Joylynn Hardesty wrote:Is there such a thing as a photo of such a skirt?
This is what I see... http://mccallpattern.mccall.com/m6940-products-48286.php?page_id=915
No freaking out allowed. I would not send you into town wearing THAT.
Reimagine veiw B as just a skirt, only one fabric used.![]()
The image does not want to be posted. Hmm. I would have given proper credit.
To alter the pattern pieces:
Find the front and back panels. Find the natural waistline. Cut off, or fold back the bodice to create the skirt pattern pieces. If folding, pin the bodice part back to 'hide' it.
The front and back side panels will need to be changed, just use some newspaper, or butcher paper to alter the top convex curve to form a straight line, also extending up to the natural waistline. Be sure to have the length of the side/front seams match the length of the front/side seams. Front and back measurements will not be the same, so do likewise to the side/back and back/side lengths.
The side panels are cut on the bias, giving it more room for a stride than it may appear. While this one does not, most patterns list the circumfrence of the fininshed hem. You would need to measure the pattern pieces to acertain this number. Don't forget to subtract the seam allowances. Compare this number to the length of your stride. Take a step, stretching your step out to just uncomfortable. Measure this length. Double it and add 3 inches for ease.
Add a waistband, using a button and 9' zipper at back or side seam.
A flap can be added to use buttons instead of zipper. I don't know how to explain the process, I am a visual learner and teacher without a camera. Ugh.
Now cut out the fabric.
http://www.simplicity.com/p-11846-misses-pencil-flounce-flared-skirts.aspx#t-2
This skirt, veiw D, is only 23 inches long, from waist to finished length.

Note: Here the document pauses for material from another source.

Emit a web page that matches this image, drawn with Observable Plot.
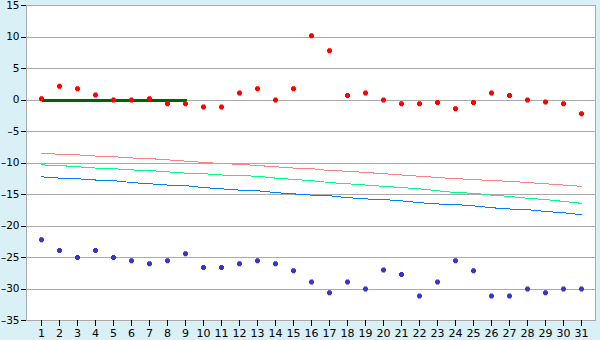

To alter the pattern pieces:
For veiw D, lengthen the 'straight'panels to desired length. Widen the hem edges of front and back straight panels by maybe 2 inches each panel, tapering panels up to hips. Side front and side back panels add no more than 1 1/2 inch each to the hems, half to each edge, tapering uo to hips. Lengthen the triangle inserts, aiming the insert to begin at about mid thigh, tapering them down to about the same width as they were to begin with. Add the length of all your hem edges together. Is this long enough to accomodate your stride? Adjust triangle pattern until it does. Don't forget to subtract seam allowances.
Now you can cut out the fabric.
The triangles can be made of a lighter weight fabric than the skirt. Perhaps denim skirt, calico insert. Or Linen skirt and chiffon insert. Ha ha ha! Ahem. Great farm wear! (You may happen on some sturdy linen or cotton lawn though. It does not do the snagging thing that chiffon will do.) Doing so will cause them to 'tend' to hide inside the skirt, not billow out into a fire.
I prefer patch pockets in a skirt. I have found that in seam pockets fight me too much, they twist the wrong way. They could look like jeans, cargo, flowers, etc. Whatever you like.
Also any skirt pattern can have a waistband attached to it, for belt use. I have yet to decide if I prefer a waist threaded belt for tool carrying, or more of a 'gunslingers' style. I always take garden shears, multi tool, and knife. If I take a 'quick trip' out, I always end up with a trip back to the house.
I like the idea of a skirt for working. Much less binding. For now though, due to chiggers, i wear slightly too big dickies. Not stylish. At all.
Any skirt pattern can have a lining added. To use less fabric, do not echo the style in the skirt though. Think A line skirt, with a back split, maybe side splits too, from knee level down. Attach at waistband, lining up with the zipper, some light gathering may be needed at waist.
r ranson wrote:There's another style that I like... I saw one long ago in the military surplus shop. It was a Russian (from the USSR days) winter military coat. Double-breasted. Pretty buttons. Beautiful wool. Many many years ago and the shop is long gone now.
It was a huge coat and I thought to myself back then "if I had the skills, I could take that in and make it fit really flatteringly to show off the nicer elements of my shape and hide the others. But it was a really heavy coat and I didn't have the confidence to spend that much money on a project I felt I would never have the skills to do. I wish I had that coat now.